Operators make built-in types forever special.

I understand the purpose of operators. They make maths look like maths. Otherwise, they are completely useless. But still, they also make builtins more special than your own code! That is not nice!

In turn, why did maths do this? They had a functional notation that was a perfect fit. It turns out that infix notation is one inch shorter. Yes, one inch is the size of two parentheses and a comma. At least on a blackboard.

The associativity properties of some operators meant that we could chain operations together without caring about bracketing them.

Mathematicians pushed wrist laziness as far as to devise a way to remove even more parentheses. They chained non-associative operations such as addition and multiplication. They invented precedence. May God forgive us.

Does that mean that arithmetic should forever be special?
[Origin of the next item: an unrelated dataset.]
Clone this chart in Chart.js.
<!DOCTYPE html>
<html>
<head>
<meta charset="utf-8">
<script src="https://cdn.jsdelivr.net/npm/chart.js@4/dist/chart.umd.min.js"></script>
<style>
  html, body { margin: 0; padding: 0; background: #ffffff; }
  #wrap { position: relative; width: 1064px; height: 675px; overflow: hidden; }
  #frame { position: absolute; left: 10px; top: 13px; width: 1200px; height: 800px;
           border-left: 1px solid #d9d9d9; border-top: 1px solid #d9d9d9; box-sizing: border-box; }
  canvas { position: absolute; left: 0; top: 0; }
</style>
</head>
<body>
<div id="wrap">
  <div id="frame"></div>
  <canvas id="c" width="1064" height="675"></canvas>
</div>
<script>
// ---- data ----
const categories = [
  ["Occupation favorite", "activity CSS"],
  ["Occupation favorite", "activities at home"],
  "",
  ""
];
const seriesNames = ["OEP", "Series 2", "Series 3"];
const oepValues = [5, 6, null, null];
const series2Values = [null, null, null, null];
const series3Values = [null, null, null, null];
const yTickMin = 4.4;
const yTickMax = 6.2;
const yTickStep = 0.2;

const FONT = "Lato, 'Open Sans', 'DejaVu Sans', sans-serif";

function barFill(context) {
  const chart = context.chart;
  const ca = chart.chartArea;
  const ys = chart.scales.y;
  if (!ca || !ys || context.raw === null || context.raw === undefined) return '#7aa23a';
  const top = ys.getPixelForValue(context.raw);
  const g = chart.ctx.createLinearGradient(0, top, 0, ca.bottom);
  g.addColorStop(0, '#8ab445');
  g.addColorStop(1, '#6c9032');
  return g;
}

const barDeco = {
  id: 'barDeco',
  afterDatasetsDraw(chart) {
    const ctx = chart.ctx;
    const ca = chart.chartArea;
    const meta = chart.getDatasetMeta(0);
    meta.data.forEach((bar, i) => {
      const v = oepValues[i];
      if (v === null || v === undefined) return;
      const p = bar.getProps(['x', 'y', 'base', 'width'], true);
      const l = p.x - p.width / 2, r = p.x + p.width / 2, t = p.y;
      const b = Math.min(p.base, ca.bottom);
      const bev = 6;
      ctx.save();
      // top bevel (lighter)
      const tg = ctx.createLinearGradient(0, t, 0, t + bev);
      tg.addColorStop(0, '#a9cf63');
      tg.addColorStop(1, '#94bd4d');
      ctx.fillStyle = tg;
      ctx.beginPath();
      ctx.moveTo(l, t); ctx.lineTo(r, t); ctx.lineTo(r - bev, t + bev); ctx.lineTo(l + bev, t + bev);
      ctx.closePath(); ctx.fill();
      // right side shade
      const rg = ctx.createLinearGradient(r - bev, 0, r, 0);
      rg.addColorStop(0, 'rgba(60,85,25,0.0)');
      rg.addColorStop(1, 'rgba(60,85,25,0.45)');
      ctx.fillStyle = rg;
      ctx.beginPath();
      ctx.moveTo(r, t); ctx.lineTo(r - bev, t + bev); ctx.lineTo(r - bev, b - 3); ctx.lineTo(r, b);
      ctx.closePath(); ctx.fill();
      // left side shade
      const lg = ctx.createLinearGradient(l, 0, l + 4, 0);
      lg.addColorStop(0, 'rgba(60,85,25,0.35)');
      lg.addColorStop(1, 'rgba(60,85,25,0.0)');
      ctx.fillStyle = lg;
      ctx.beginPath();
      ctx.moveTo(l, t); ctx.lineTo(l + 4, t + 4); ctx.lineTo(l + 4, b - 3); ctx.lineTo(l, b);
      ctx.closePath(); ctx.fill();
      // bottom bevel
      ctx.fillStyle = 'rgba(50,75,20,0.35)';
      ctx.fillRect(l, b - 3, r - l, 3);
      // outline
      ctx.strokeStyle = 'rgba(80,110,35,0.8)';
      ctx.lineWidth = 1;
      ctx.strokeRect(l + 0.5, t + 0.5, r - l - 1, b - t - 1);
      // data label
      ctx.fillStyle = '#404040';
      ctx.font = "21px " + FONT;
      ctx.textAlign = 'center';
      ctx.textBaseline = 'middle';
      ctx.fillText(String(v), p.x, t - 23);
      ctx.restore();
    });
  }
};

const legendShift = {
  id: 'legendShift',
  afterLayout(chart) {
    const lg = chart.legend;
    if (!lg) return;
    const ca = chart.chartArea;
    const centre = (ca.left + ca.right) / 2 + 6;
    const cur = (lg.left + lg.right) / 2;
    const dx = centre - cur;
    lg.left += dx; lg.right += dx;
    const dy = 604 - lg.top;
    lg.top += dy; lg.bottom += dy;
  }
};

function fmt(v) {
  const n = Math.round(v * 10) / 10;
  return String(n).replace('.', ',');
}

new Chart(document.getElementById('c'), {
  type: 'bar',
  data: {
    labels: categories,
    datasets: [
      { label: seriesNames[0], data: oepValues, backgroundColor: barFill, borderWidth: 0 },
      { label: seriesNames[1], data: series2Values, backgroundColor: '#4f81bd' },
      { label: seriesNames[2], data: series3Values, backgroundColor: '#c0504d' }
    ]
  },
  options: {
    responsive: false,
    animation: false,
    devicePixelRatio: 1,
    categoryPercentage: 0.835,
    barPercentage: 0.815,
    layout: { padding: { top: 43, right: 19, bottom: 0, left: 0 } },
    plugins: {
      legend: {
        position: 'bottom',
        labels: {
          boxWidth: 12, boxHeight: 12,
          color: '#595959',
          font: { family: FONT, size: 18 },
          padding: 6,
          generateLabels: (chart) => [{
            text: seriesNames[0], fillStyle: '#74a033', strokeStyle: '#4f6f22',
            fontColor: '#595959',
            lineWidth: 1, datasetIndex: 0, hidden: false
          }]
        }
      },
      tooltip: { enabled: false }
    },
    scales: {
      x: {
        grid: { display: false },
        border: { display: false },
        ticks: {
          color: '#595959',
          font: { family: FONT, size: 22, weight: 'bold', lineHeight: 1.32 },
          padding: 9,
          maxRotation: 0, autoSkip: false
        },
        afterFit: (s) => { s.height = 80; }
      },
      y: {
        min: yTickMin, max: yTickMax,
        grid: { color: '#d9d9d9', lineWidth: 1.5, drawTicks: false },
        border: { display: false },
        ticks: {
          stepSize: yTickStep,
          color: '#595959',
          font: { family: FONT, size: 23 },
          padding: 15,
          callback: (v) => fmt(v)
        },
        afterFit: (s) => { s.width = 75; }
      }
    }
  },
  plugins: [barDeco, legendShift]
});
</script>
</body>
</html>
Lisp proves that there are other ways. You can make operators behave just like functions. You can refuse precedence. You might have every mathematician throwing rocks at you for the rest of your life, though, when they realize that 1 + 2 * 4 is a syntax error. At least it doesn’t yield 12.

You can also have faith in your users. You can expect them to use operators for arithmetic only. You can hope that they won’t use + for string concatenation.

Java, on the other hand, has no faith in its users. Wise decision. By expecting Java programmers to be dumb, they attracted exactly that portion of the programming world. (Mind you, they attracted wise people, too.)

What I meant to do by writing this article is to make you aware of the fact that your programming tools behave counter-intuitively.

I have yet to see a consistent and productive programming language.